Today, the country's health ministry estimates that up to 15% of patients with TB fail to respond to commonly used first-line TB drugs, which suggests they are carrying drug-resistant strains. Neighbors, like China, are worried; MDR is difficult to treat even at top-tier health programs.

But promise is shown in ongoing efforts, including the establishment in 2010 of the aforementioned lab, the National Tuberculosis Reference Laboratory (NTRL). Built with the help of the Stanford-led Bay Area TB Consortium and DPRK's Ministry of Public Health, it provides a rare example of scientific collaboration between the United States and North Korea. The collaboration was made possible, Stone reported, by Christian Friends of Korea (CFK), a humanitarian organization that has been supplying aid to DPRK for 18 years.

In March, along with several CFK members including CFK executive director Heidi Linton, Richard Stone went to visit the NTRL lab. Also on this trip was Stanford microbiologist Kathleen England, whose priority is to see that the NTRL facility wins international accreditation. She hopes this will happen by 2015. If it does, the lab can join the global fight against TB.
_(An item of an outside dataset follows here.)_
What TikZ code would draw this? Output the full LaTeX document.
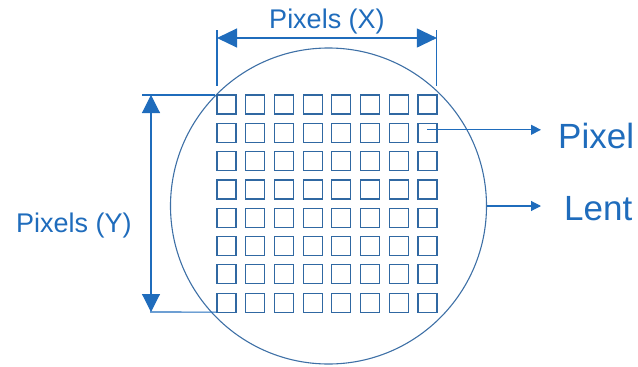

While England said she is happy with the lab's progress so far--the facility has begun molecular testing, and it recently acquired a machine used to detect multidrug resistant TB strains--she acknowledges that much remains to be done to bring it up to speed and make inroads into the MDR problem. She presses on, training the 14 NRTL staff and establishing quality control measures. Soon, she said she plans to conduct a survey on drug resistance.

In addition to visiting the National Tuberculosis Reference Laboratory, Stone visited the pediatric ward of a TB hospital in Pyongyang. Though the pediatric ward wasn't very crowded during Stone's visit, staff explained that they expect to see more patients later in the spring, when people who'd stayed huddled during the winter months are willing to come out. One physician working at the hospital pointed out that children are easier to treat than adults because they are eager to follow doctors' orders.
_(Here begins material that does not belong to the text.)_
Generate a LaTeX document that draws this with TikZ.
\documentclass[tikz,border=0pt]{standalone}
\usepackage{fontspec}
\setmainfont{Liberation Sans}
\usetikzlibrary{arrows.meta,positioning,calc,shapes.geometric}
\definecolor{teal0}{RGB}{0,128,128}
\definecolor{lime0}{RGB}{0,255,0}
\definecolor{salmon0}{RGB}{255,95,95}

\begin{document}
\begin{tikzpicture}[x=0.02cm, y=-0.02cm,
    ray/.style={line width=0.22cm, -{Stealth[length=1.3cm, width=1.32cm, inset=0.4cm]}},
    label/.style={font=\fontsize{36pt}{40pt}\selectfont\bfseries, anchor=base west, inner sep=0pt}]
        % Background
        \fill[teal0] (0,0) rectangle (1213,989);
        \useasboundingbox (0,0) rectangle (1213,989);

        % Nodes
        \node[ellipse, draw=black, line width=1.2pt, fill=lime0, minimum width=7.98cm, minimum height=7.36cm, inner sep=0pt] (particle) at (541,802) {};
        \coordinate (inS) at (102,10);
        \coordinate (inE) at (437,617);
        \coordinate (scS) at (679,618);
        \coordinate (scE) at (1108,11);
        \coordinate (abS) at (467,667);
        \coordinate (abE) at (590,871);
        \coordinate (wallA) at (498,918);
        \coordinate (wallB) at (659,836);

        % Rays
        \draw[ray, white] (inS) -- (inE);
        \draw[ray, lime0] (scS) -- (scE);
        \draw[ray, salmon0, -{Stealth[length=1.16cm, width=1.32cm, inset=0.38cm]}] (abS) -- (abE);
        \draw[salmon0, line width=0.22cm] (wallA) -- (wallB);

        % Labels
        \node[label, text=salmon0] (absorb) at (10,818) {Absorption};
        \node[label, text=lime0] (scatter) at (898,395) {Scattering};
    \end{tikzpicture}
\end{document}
Farther afield from Pyongyang, Stone visited four rural rest homes, where TB patients go for care. Linton came along to assess the health of these small facilities, evaluating things like how many doctors, patients, and beds each one had, and whether drug stocks were sufficient.

"This was my fifth trip to DPRK, and my first opportunity to experience the bleakness of life in the countryside," Stone said. "The TB epidemic only adds to the hardship of villagers who depend on government food rations for survival."

To supplement diets of people in rural rest homes, CFK donates several tons of canned meat each year.

In one rest home Stone visited, he found mixed news. The number of MDR cases had stabilized, but patient conditions had worsened. Scientists are not sure what strains are circulating in North Korea, and continued work is needed to identify them so that effective treatments can be developed.

Stone noted that his trip to North Korea came at a delicate time, as South Korea and the United States were conducting annual military exercises that included stealth bomber flights over South Korea.

"Our visit took place during heightened tensions with the West. It didn't escape our attention that the seven of us were the largest group of Americans there at the time," Stone said.

He said he didn't feel overly anxious, however. "Our hosts with the Ministry of Public Health seemed genuinely concerned about our welfare. I came away with the feeling that the scientists we encountered have good hearts and a real desire to help their countrymen."

The efforts of these scientists will be critical in fighting the TB epidemic in North Korea, particularly as multidrug resistant strains proliferate. Indeed, some hope that the presence of the National Tuberculosis Research Lab will be a building block, paving the way for opportunities for scientific collaboration between North Korea and other countries participating in the global TB fight.